Left: President Nixon (left) and Vice President Agnew (right) introduce Paine as the nominee to be
NASA Administrator on March 5, 1969. Right: Proposed lunar landing sites through Apollo 20, per NASA
planning in August 1969.
Within NASA, given the intense focus on achieving the Moon landing within President Kennedy’s time frame little attention was paid to what would follow the Apollo Program. During a Jan. 27, 1969, meeting at NASA chaired by Paine, a general consensus evolved that the next step after the Moon landing should be the development of a 12-person earth-orbiting space station by 1975, to be followed by an even larger outpost capable of housing up to 100 people “with a multiplicity of capabilities.” In June, with the goal of the Moon landing about to be realized, NASA’s internal planning added the development of a space shuttle by 1977 to support the space station, and truly optimistically, the development of a lunar base by 1976, among other highly ambitious endeavors that included the idea that the US should begin preparing for a human mission to Mars as early as the 1980s. These proposals were presented to the STG for consideration in early July in a report titled “America’s Next Decade in Space.”
Left: The STG’s Report to President Nixon.

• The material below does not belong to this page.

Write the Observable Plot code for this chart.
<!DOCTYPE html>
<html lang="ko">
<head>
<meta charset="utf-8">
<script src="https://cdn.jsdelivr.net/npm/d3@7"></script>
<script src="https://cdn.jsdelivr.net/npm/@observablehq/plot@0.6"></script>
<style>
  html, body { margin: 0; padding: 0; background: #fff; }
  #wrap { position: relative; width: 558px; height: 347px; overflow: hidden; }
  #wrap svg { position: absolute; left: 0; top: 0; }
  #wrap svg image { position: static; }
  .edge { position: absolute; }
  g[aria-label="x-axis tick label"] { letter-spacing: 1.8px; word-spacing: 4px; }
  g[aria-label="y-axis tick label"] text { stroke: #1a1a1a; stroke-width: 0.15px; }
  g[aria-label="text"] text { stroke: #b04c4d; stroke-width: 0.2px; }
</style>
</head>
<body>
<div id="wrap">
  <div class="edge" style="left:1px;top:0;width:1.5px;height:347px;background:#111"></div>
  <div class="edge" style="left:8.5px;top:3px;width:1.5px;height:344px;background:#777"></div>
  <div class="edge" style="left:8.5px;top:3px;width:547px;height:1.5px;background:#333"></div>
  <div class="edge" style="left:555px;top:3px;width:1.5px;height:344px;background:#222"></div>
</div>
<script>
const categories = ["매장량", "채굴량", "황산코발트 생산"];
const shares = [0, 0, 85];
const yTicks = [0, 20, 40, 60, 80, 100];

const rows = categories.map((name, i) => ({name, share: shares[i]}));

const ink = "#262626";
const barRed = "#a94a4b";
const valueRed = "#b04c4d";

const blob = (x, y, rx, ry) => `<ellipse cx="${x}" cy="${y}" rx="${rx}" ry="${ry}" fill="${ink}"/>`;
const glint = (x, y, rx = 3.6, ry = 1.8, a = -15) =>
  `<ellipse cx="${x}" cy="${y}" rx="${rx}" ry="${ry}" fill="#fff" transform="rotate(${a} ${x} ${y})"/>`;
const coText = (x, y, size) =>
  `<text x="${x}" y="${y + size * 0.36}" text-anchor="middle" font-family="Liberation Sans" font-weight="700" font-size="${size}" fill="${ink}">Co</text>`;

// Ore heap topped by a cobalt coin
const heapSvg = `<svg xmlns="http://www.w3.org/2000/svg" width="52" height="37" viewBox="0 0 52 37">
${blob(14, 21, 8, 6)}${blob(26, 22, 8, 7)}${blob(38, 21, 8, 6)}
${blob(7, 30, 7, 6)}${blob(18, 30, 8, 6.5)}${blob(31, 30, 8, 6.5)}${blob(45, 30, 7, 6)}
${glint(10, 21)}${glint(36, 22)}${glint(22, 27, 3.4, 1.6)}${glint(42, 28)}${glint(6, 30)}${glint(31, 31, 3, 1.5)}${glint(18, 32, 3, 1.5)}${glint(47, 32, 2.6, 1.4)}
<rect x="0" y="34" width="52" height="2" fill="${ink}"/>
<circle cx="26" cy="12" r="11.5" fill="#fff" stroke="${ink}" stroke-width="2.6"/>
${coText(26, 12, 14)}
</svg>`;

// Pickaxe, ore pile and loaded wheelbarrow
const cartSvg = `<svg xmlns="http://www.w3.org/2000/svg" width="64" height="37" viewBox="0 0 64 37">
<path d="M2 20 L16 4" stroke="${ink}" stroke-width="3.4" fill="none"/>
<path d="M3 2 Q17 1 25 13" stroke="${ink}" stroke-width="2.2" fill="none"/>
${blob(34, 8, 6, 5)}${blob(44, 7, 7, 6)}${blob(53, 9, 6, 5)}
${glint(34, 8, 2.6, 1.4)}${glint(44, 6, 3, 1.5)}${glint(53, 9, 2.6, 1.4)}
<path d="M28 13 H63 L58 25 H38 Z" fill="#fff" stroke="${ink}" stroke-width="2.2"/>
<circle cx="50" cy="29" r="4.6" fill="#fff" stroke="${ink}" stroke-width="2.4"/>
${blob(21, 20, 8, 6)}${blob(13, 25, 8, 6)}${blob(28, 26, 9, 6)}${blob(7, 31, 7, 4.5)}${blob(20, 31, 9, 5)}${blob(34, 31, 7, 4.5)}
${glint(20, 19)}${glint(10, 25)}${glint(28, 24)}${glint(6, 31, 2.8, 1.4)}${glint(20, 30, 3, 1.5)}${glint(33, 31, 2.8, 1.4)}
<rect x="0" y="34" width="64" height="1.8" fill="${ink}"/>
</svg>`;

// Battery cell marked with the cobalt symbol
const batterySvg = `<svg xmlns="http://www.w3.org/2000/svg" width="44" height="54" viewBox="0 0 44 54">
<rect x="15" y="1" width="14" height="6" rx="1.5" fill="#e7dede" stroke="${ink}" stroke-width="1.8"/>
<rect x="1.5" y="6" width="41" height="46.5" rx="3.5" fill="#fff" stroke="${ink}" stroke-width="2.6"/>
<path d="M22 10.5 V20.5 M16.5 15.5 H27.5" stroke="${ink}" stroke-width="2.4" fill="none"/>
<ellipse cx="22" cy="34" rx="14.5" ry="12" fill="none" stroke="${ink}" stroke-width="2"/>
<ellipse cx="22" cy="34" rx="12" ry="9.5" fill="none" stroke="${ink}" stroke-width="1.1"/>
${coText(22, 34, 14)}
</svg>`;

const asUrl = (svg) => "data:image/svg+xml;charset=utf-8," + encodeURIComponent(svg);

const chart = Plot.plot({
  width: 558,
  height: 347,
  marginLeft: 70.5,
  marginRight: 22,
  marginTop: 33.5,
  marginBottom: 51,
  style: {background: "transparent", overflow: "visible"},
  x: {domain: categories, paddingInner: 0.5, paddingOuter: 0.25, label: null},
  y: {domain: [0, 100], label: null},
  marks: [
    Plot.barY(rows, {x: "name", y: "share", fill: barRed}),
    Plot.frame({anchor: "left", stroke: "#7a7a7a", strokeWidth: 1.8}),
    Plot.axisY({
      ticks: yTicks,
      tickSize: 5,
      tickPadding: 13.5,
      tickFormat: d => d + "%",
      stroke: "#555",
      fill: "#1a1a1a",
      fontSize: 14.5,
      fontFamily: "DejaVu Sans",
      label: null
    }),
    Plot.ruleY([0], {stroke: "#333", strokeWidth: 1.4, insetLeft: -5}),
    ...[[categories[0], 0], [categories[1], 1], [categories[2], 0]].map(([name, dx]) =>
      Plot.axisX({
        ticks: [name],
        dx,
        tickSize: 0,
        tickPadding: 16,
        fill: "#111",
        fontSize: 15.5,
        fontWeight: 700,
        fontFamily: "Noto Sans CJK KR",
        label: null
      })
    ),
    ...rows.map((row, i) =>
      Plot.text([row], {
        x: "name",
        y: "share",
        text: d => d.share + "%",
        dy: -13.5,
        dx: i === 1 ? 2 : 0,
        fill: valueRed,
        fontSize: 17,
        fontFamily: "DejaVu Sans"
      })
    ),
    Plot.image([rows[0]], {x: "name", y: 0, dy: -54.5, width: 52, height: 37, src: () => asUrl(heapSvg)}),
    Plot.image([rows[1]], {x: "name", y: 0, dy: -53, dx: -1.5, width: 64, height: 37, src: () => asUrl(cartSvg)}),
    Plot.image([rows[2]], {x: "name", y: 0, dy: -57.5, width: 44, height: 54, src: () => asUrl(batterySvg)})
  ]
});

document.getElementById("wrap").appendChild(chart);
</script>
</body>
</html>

Right: Meeting in the White House to present the STG Report to President Nixon.
Credits: Richard Nixon Presidential Library and Museum.
Still bathing in the afterglow of the successful Moon landing, the STG presented its 29-page report “The Post-Apollo Space Program: Directions for the Future” to President Nixon on Sep. 15, 1969, during a meeting at the White House. In its Conclusions and Recommendations section, the report noted that the United States should pursue a balanced robotic and human space program but emphasized the importance of the latter, with a long-term goal of a human mission to Mars before the end of the 20th century. The report proposed that NASA develop new systems and technologies that emphasized commonality, reusability, and economy in its future programs. To accomplish these overall objectives, the report presented three options:
Option I – this option required more than a doubling of NASA’s budget by 1980 to enable a human Mars mission in the 1980s, establishment of a lunar orbiting space station, a 50-person Earth orbiting space station, and a lunar base. A decision would be required by 1971 on development of an Earth-to-orbit transportation system to support the space station. A strong robotic scientific and exploration program would be maintained.

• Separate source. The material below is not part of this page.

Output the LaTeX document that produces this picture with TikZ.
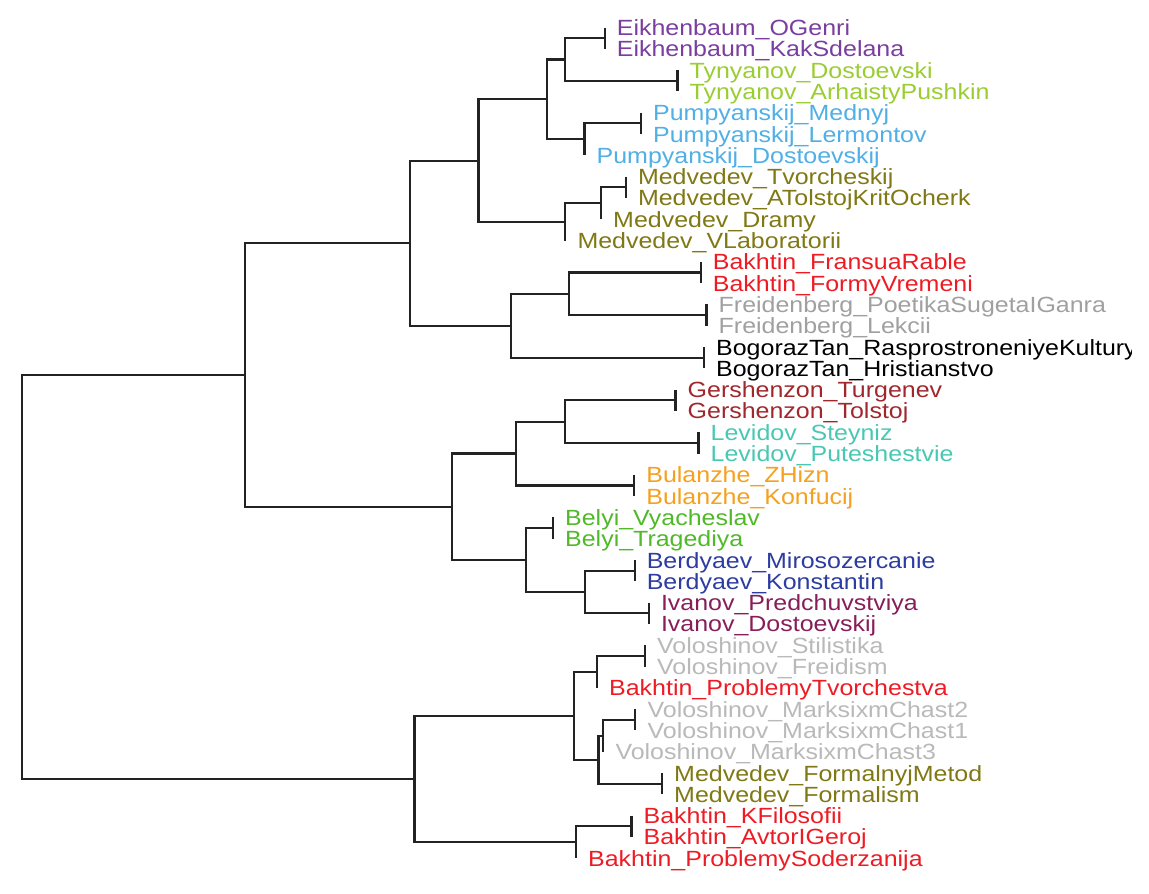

Option II – this option maintained NASA’s budget at then current levels for a few years then anticipated a gradual increase to support the parallel development of both an earth orbiting space station and an Earth-to-orbit transportation system, but deferred a Mars mission to about 1986. A strong robotic scientific and exploration program would be maintained, but smaller than in Option I.
Option III – essentially the same as Option II but deferred indefinitely the human Mars mission.

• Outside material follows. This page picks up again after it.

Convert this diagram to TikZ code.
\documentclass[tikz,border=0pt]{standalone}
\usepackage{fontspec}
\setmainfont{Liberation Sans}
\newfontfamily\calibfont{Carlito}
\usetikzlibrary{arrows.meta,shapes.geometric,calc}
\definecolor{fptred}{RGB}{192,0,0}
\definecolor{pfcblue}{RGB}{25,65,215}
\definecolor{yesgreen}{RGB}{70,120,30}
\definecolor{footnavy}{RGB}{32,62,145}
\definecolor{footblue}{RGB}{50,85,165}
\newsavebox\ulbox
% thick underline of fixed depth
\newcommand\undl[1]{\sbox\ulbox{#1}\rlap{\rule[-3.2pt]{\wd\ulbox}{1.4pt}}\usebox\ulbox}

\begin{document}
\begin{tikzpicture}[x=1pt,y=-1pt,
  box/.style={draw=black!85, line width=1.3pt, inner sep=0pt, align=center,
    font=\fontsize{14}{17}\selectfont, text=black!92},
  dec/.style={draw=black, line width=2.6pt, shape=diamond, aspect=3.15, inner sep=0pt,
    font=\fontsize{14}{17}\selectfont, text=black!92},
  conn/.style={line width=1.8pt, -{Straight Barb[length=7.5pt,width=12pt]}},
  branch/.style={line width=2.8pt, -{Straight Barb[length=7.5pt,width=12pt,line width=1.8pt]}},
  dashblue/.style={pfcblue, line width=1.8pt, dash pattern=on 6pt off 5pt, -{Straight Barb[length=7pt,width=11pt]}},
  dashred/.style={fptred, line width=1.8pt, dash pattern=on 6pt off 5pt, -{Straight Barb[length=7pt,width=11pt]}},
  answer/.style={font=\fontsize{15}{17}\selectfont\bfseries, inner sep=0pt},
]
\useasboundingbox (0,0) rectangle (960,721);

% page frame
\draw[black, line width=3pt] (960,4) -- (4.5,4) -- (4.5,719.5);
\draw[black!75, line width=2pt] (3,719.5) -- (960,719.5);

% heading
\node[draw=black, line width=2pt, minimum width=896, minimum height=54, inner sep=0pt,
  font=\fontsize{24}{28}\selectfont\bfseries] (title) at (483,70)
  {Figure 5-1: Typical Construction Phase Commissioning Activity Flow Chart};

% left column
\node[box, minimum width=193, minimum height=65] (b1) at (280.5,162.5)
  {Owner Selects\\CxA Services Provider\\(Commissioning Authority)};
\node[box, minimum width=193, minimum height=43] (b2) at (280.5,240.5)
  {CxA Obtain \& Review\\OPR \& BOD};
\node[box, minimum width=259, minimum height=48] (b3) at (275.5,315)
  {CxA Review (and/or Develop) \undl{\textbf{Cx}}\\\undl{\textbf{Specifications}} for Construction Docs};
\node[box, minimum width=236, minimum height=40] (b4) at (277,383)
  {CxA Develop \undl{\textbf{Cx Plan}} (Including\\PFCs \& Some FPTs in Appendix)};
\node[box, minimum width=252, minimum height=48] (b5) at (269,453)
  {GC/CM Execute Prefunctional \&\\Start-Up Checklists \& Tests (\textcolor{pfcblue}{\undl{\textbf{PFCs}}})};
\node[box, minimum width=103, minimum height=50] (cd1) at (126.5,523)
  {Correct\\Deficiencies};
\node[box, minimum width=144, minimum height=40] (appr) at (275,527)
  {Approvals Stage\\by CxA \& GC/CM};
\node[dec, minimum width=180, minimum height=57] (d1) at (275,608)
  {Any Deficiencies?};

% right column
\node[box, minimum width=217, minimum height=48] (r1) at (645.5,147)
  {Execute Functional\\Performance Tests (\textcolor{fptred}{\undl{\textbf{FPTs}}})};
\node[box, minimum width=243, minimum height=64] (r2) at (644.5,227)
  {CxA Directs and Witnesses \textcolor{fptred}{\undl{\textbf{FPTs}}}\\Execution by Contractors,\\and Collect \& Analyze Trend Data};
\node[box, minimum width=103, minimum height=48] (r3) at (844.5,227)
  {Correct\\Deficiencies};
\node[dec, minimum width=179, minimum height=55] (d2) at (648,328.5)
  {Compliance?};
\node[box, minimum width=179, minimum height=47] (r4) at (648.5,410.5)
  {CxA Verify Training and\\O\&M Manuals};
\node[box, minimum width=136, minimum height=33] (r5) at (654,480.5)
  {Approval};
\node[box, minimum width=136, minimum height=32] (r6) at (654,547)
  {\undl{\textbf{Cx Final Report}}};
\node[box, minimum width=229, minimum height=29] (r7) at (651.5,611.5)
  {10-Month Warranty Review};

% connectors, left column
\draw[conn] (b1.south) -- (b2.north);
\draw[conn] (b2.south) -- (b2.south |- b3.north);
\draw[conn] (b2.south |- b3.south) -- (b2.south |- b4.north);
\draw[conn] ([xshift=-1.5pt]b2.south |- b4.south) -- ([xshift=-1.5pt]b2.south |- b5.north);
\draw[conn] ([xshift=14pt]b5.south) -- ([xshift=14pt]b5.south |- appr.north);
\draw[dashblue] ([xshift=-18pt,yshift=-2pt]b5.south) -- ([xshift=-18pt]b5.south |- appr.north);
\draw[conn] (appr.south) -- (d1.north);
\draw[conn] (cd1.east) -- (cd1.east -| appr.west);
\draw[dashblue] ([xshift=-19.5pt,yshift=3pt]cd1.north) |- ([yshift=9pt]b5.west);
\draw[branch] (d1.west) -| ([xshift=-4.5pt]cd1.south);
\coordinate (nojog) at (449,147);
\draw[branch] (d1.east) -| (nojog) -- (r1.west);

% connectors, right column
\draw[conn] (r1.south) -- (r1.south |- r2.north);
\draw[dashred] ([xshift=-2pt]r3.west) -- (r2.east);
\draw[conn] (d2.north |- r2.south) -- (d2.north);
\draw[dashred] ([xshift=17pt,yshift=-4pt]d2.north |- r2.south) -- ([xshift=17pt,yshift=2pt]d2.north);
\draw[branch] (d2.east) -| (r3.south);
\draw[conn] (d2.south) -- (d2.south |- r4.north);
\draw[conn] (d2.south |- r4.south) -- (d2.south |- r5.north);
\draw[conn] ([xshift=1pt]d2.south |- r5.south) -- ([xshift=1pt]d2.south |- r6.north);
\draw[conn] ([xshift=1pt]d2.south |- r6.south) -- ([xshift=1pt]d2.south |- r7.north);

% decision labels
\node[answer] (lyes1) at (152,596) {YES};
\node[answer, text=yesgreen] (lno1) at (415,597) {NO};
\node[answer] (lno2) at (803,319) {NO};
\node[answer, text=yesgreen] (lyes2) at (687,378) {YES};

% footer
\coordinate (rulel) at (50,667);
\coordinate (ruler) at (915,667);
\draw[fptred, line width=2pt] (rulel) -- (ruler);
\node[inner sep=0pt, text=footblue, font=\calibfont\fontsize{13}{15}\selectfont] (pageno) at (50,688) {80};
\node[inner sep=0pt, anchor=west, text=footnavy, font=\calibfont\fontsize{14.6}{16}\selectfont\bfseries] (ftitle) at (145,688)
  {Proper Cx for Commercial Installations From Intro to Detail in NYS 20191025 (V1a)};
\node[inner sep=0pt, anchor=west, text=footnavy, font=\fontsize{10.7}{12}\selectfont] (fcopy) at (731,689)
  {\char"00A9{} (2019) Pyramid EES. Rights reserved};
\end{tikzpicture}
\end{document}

In separate letters, both Agnew and Paine recommended to President Nixon to choose Option II.
Left: Illustration of a possible Space Shuttle circa 1969.
Right: Illustration of a possible 12-person space station circa 1969.
The White House released the report to the public at a press conference on Sep. 17 with Vice President Agnew and Administrator Paine in attendance. Although he publicly supported a strong human spaceflight program and enjoyed the positive press he received when photographed with Apollo astronauts, and initially sounding positive about the STG options, President Nixon ultimately chose not to act on the report’s recommendations. Faced with the still ongoing conflict in southeast Asia and domestic programs competing for scarce federal dollars, the fiscally conservative Nixon decided these plans were just too grandiose and far too expensive. He also believed that NASA should be considered as one America’s domestic programs without the special status it enjoyed during the 1960s. Even some of the already planned remaining Moon landing missions fell victim to the budgetary axe. On Jan. 4, 1970, NASA had to cancel Apollo 20 since its Saturn V rocket was needed to launch the Skylab experimental space station – the Saturn V assembly line had been turned off in 1968 and none were available beyond the original 15 built under contract. In September 1970, reductions in NASA’s budget forced the cancellation of two more Apollo missions, and for a time in 1971 President Nixon considered cancelling two more but these were eventually saved and flew as Apollo 16 and 17 in 1972, the final Moon landing missions.
Left: NASA Administrator Fletcher (left) and President Nixon announce the approval to proceed with
Space Shuttle development in 1972. Right: First launch of the Space Shuttle in 1981.
More than two years after the STG submitted its report, in January 1972 President Nixon directed NASA Administrator James C. Fletcher to develop the Space Transportation System, the formal name for the Space Shuttle, the only element of the recommendations to survive the budgetary challenges. At that time, the first flight of the program was expected in 1979 with the actual first flight occurring two years later. It would be 12 years after Nixon’s shuttle decision before President Ronald W. Reagan approved the development of a space station, the second major component of the STG recommendation, and another 14 years after that before the first element of that program reached orbit. In those intervening years, the original American space station had been redesigned and evolved into the multinational partnership called the International Space Station.